Blessed Kateri Tekakwitha: July 14, 2008



Kateri Tekakwitha
1656 - 1680


  1. At the age of twenty, Kateri, despite partial blindness and other physical deformities that came with small pox, was baptized a Roman Catholic. Her mother was an Algonquin Catholic Indian who died when Kateri was a child in the small pox plague.
  2. Keteri's family refused to accept her Catholicism and relationship to Jesus. As the Bishop of Ogdensburg, NY wrote, "... Kateri became the village outcast." On Sundays, because she would not work, she was not given any food. In the village even the children would tease her. She was told that she would be tortured if she did not abandon her faith.
  3. At the age of twenty, she fled her relatives and spent two tortuous months traveling through difficult terrain to get to the Jesuit mission at Sault Saint-Louis, located outside Montreal. There she did much to help others, teaching and praying. She was a strong devotee of Eucharistic Adoration.
  4. Her health, never good, deteriorated rather quickly at the mission. She died on April 17, 1680 at the age of 24. Supposedly her last spoken words were "Jesus, I love you."

In the gospel reading for this celebration we read words that so fit the life of this young woman who gave so much of herself because of her conviction that Jesus was her Lord: "whoever loses his (her) life for my sake will find it." While not martyred, Kateri suffered greatly in giving her life to the missionary work of her faith.

Truly she has to be considered one of the early North American apostles. She lived the gospel as she had been taught it. Her life is a marvelous model for young people today who are often caught up with men and women of courage and daring.

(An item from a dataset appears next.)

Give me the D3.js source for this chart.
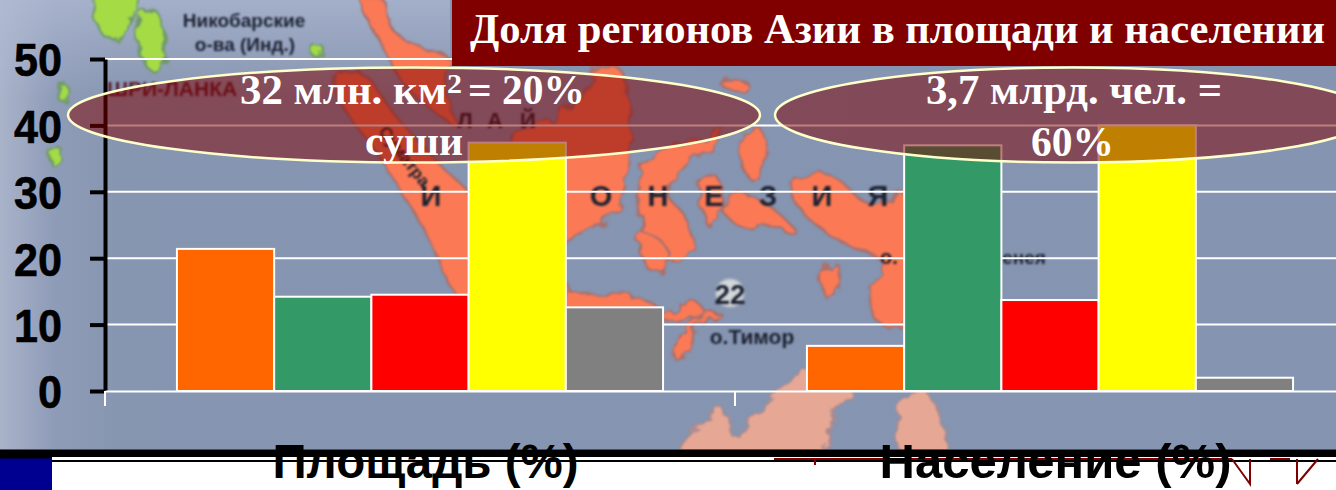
<!DOCTYPE html>
<html>
<head>
<meta charset="utf-8">
<script src="https://cdn.jsdelivr.net/npm/d3@7"></script>
<style>
  html, body { margin: 0; padding: 0; background: #fff; overflow: hidden; }
  svg { display: block; }
</style>
</head>
<body>
<div id="main"></div>
<script>
const categories = ["Площадь (%)", "Население (%)"];
const orangeValues = [21.4, 6.8];
const greenValues = [14.2, 37];
const redValues = [14.5, 13.7];
const yellowValues = [37.4, 40];
const grayValues = [12.6, 2];
const seriesValues = [orangeValues, greenValues, redValues, yellowValues, grayValues];
const seriesColors = ["#ff6600", "#339966", "#ff0000", "#ffff00", "#808080"];
const yTicks = [0, 10, 20, 30, 40, 50];

const width = 1336;
const height = 490;

// background map, only a rough trace of the photo behind the chart
const landShapes = [
    [[363,0],[383,0],[393,30],[425,50],[452,60],[445,90],[456,125],[435,112],[405,85],[385,50],[370,25]],
    [[333,78],[360,72],[395,115],[440,165],[472,200],[472,305],[452,290],[430,240],[400,190],[375,150],[345,110]],
    [[513,140],[560,115],[590,85],[600,65],[622,72],[630,110],[628,170],[610,215],[585,232],[560,240],[520,200]],
    [[640,175],[660,150],[700,140],[722,128],[716,147],[682,165],[668,195],[684,215],[692,250],[670,262],[650,250],[640,210]],
    [[745,130],[760,128],[766,165],[756,182],[741,165]],
    [[722,207],[745,195],[772,208],[797,234],[770,226],[740,226]],
    [[700,180],[715,175],[720,215],[708,225]],
    [[790,186],[830,175],[870,205],[905,195],[905,325],[878,322],[870,290],[882,262],[860,250],[835,238],[805,215]],
    [[821,282],[835,262],[838,290],[828,298]],
    [[673,357],[690,325],[706,312],[725,318],[700,322],[685,355]],
    [[660,318],[695,303],[705,312],[672,322]],
    [[565,282],[578,300],[600,305],[565,310]],
    [[720,82],[735,80],[750,86],[735,92]],
    [[620,30],[640,22],[650,50],[630,56]],
    [[640,235],[660,240],[668,262],[650,270]],
    [[560,300],[640,298],[660,312],[565,318]]
];
const paleShapes = [
    [[680,452],[700,425],[722,408],[735,438],[750,420],[775,395],[805,370],[850,390],[830,420],[825,452]],
    [[905,395],[925,391],[945,452],[900,452]]
];
const greenShapes = [
    [[92,-5],[135,-5],[130,25],[110,40],[100,30]],
    [[140,12],[155,10],[167,50],[160,72],[145,65],[138,30]],
    [[310,50],[320,45],[325,52],[316,57]],
    [[56,88],[66,85],[68,95],[60,100]],
    [[50,150],[60,148],[62,160],[52,165]]
];
const mapLabels = [
    {text: "Никобарские", x: 244, y: 27, size: 19},
    {text: "о-ва (Инд.)", x: 245, y: 51, size: 19},
    {text: "ШРИ-ЛАНКА", x: 172, y: 96, size: 21, fill: "#5a1f2c"},
    {text: "И", x: 431, y: 206, size: 29},
    {text: "О", x: 601, y: 206, size: 29},
    {text: "Н", x: 658, y: 206, size: 29},
    {text: "Е", x: 714, y: 206, size: 29},
    {text: "З", x: 768, y: 206, size: 29},
    {text: "И", x: 822, y: 206, size: 29},
    {text: "Я", x: 878, y: 206, size: 29},
    {text: "Л", x: 465, y: 128, size: 22},
    {text: "А", x: 495, y: 128, size: 22},
    {text: "Й", x: 528, y: 128, size: 22},
    {text: "о.", x: 889, y: 264, size: 20},
    {text: "енея", x: 1024, y: 264, size: 19},
    {text: "о.Тимор", x: 752, y: 344, size: 21},
    {text: "Суматра", x: 400, y: 160, size: 17, rotate: 52}
];

const svg = d3
    .select("#main")
    .append("svg")
    .attr("width", width)
    .attr("height", height)
    .attr("viewBox", [0, 0, width, height]);

const defs = svg.append("defs");

const leftFade = defs.append("linearGradient").attr("id", "leftFade");
leftFade.append("stop").attr("offset", 0).attr("stop-color", "#a9b3ca");
leftFade.append("stop").attr("offset", 0.04).attr("stop-color", "#8f9cb8");
leftFade.append("stop").attr("offset", 0.09).attr("stop-color", "#8695b0");
leftFade.append("stop").attr("offset", 1).attr("stop-color", "#8594b0");

const topFade = defs.append("linearGradient")
    .attr("id", "topFade")
    .attr("x1", 0).attr("x2", 0).attr("y1", 0).attr("y2", 1);
topFade.append("stop").attr("offset", 0).attr("stop-color", "#b4bdd6").attr("stop-opacity", 0.65);
topFade.append("stop").attr("offset", 0.22).attr("stop-color", "#b4bdd6").attr("stop-opacity", 0);

// rough coast: displace the smooth shapes a little, then blur like the scan
const coast = defs.append("filter").attr("id", "coast")
    .attr("x", "-5%").attr("y", "-5%").attr("width", "110%").attr("height", "110%");
coast.append("feTurbulence")
    .attr("type", "fractalNoise")
    .attr("baseFrequency", 0.07)
    .attr("numOctaves", 2)
    .attr("seed", 4)
    .attr("result", "noise");
coast.append("feDisplacementMap")
    .attr("in", "SourceGraphic")
    .attr("in2", "noise")
    .attr("scale", 14)
    .attr("result", "moved");
coast.append("feGaussianBlur").attr("in", "moved").attr("stdDeviation", 1);

defs.append("filter").attr("id", "soft")
    .append("feGaussianBlur").attr("stdDeviation", 1.6);
defs.append("filter").attr("id", "softer")
    .append("feGaussianBlur").attr("stdDeviation", 0.9);

// map layer
const map = svg.append("g").attr("id", "map");
map.append("rect").attr("width", width).attr("height", 452).attr("fill", "url(#leftFade)");
map.append("rect").attr("width", 450).attr("height", 452).attr("fill", "url(#topFade)");

const blob = d3.line().curve(d3.curveCatmullRomClosed.alpha(0.5));

const landGroup = map.append("g").attr("filter", "url(#coast)");
landGroup.selectAll(".pale")
    .data(paleShapes)
    .join("path")
    .attr("class", "pale")
    .attr("d", blob)
    .attr("fill", "#e6a894")
    .attr("stroke", "#a98a90")
    .attr("stroke-width", 2);
landGroup.selectAll(".land")
    .data(landShapes)
    .join("path")
    .attr("class", "land")
    .attr("d", blob)
    .attr("fill", "#fb7a55")
    .attr("stroke", "#a8706c")
    .attr("stroke-width", 2.5);
landGroup.selectAll(".greenland")
    .data(greenShapes)
    .join("path")
    .attr("class", "greenland")
    .attr("d", blob)
    .attr("fill", "#a5dc45")
    .attr("stroke", "#6f9a6a")
    .attr("stroke-width", 2.5);

map.append("g")
    .attr("filter", "url(#softer)")
    .attr("font-family", "'Liberation Sans', sans-serif")
    .attr("font-weight", "bold")
    .attr("text-anchor", "middle")
    .selectAll("text")
    .data(mapLabels)
    .join("text")
    .attr("x", d => d.x)
    .attr("y", d => d.y)
    .attr("transform", d => d.rotate ? `rotate(${d.rotate},${d.x},${d.y})` : null)
    .attr("font-size", d => d.size)
    .attr("fill", d => d.fill || "#1b2233")
    .text(d => d.text);

map.append("circle")
    .attr("cx", 730).attr("cy", 293).attr("r", 14)
    .attr("fill", "#e8e8e4")
    .attr("fill-opacity", 0.8)
    .attr("filter", "url(#soft)");
map.append("text")
    .attr("x", 730).attr("y", 304)
    .attr("filter", "url(#softer)")
    .attr("text-anchor", "middle")
    .attr("font-family", "'Liberation Sans', sans-serif")
    .attr("font-weight", "bold")
    .attr("font-size", 28)
    .attr("fill", "#1b2233")
    .text("22");

// chart
const x = d3.scaleBand()
    .domain(categories)
    .range([105, 1365]);

const y = d3.scaleLinear()
    .domain([0, 50])
    .range([391, 59]);

const inner = d3.scaleBand()
    .domain(d3.range(seriesValues.length))
    .range([0, x.bandwidth()])
    .paddingOuter(0.74)
    .paddingInner(0);

svg.append("g")
    .attr("id", "grid")
    .selectAll("line")
    .data(yTicks.filter(d => d > 0))
    .join("line")
    .attr("x1", 105)
    .attr("x2", width)
    .attr("y1", d => y(d))
    .attr("y2", d => y(d))
    .attr("stroke", "#fff")
    .attr("stroke-width", 2);

svg.append("g")
    .attr("id", "bars")
    .selectAll("g")
    .data(seriesValues)
    .join("g")
    .attr("fill", (d, i) => seriesColors[i])
    .selectAll("rect")
    .data((d, i) => d.map((v, c) => ({v, c, i})))
    .join("rect")
    .attr("x", d => x(categories[d.c]) + inner(d.i))
    .attr("y", d => y(d.v))
    .attr("width", inner.bandwidth())
    .attr("height", d => y(0) - y(d.v))
    .attr("stroke", "#fff")
    .attr("stroke-width", 2);

// bottom strip of the slide goes under the category labels
svg.append("rect").attr("x", 0).attr("y", 457).attr("width", width).attr("height", 33).attr("fill", "#fff");
svg.append("rect").attr("x", 0).attr("y", 449).attr("width", width).attr("height", 1.5).attr("fill", "#4a5060");
svg.append("rect").attr("x", 0).attr("y", 450).attr("width", width).attr("height", 7).attr("fill", "#000");
svg.append("rect").attr("x", 0).attr("y", 460).attr("width", width).attr("height", 2).attr("fill", "#000");
svg.append("rect").attr("x", 0).attr("y", 457).attr("width", 52).attr("height", 33).attr("fill", "#000090");
svg.append("rect").attr("x", 0).attr("y", 457).attr("width", 52).attr("height", 1.5).attr("fill", "#000");

const navMarks = svg.append("g")
    .attr("fill", "none")
    .attr("stroke", "#800000")
    .attr("stroke-width", 2);
navMarks.append("path").attr("d", "M774,459H1232M1270,459H1290");
navMarks.append("path").attr("d", "M1232,459L1250,484V459M1297,484L1318,459M1297,459V484");
navMarks.append("path").attr("d", "M815,459V465");

const yAxis = svg.append("g")
    .attr("transform", "translate(105,0)")
    .call(d3.axisLeft(y).tickValues(yTicks).tickSize(15).tickPadding(28).tickSizeOuter(0));
yAxis.select(".domain").attr("stroke", "#000").attr("stroke-width", 4);
yAxis.selectAll(".tick line").attr("stroke", "#000").attr("stroke-width", 4);
yAxis.selectAll(".tick text")
    .attr("fill", "#000")
    .attr("font-family", "'Liberation Sans', Arial, sans-serif")
    .attr("font-weight", "bold")
    .attr("font-size", 47)
    .attr("dy", "0.36em")
    .attr("textLength", d => String(d).length * 24)
    .attr("lengthAdjust", "spacingAndGlyphs")
    .attr("stroke", "#000")
    .attr("stroke-width", 0.6);

const xAxis = svg.append("g")
    .attr("transform", "translate(0,391)")
    .call(d3.axisBottom(x).tickSize(0).tickPadding(53));
xAxis.select(".domain").attr("stroke", "#fff").attr("stroke-width", 2);
xAxis.selectAll(".tick text")
    .attr("dx", 5.5)
    .attr("fill", "#000")
    .attr("font-family", "'Liberation Sans', Arial, sans-serif")
    .attr("font-weight", "bold")
    .attr("font-size", 48)
    .attr("textLength", d => d === categories[0] ? 306 : 352)
    .attr("lengthAdjust", "spacingAndGlyphs");

svg.append("g")
    .selectAll("line")
    .data(categories)
    .join("line")
    .attr("x1", d => x(d))
    .attr("x2", d => x(d))
    .attr("y1", 391)
    .attr("y2", 406)
    .attr("stroke", "#fff")
    .attr("stroke-width", 2);

// callouts
const callouts = [
    {cx: 414, rx: 346},
    {cx: 1073, rx: 298}
];
svg.append("g")
    .selectAll("ellipse")
    .data(callouts)
    .join("ellipse")
    .attr("cx", d => d.cx)
    .attr("cy", 115)
    .attr("rx", d => d.rx)
    .attr("ry", 47.5)
    .attr("fill", "#800000")
    .attr("fill-opacity", 0.5)
    .attr("stroke", "#ffffcc")
    .attr("stroke-width", 2.5);

// title
svg.append("rect")
    .attr("x", 452).attr("y", 0)
    .attr("width", width - 452).attr("height", 66)
    .attr("fill", "#800000");

const serif = "'Liberation Serif', 'Times New Roman', serif";
function whiteText(str, xPos, yPos, len, size) {
    return svg.append("text")
        .attr("x", xPos)
        .attr("y", yPos)
        .attr("font-family", serif)
        .attr("font-weight", "bold")
        .attr("font-size", size)
        .attr("fill", "#fff")
        .attr("textLength", len)
        .attr("lengthAdjust", "spacingAndGlyphs")
        .text(str);
}

whiteText("Доля регионов Азии в площади и населении", 470, 43, 855, 42);
whiteText("32 млн. км", 240, 104, 207, 43);
whiteText("2", 447, 93, 15, 27);
whiteText("= 20%", 468, 104, 117, 43);
whiteText("суши", 365, 155, 98, 43);
whiteText("3,7 млрд. чел. =", 926, 104, 296, 43);
whiteText("60%", 1031, 156, 83, 43);
</script>
</body>
</html>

While we live in very different times and circumstances, the Church gifts us with the lives of many saints and heroic women and men. Kateri was the first Native American to be Beatified.

No doubt she would be a very happy young woman today to see that concern that has recently developed for the environment. The Catholic Church has designated this young woman as the patroness of ecology and the environment.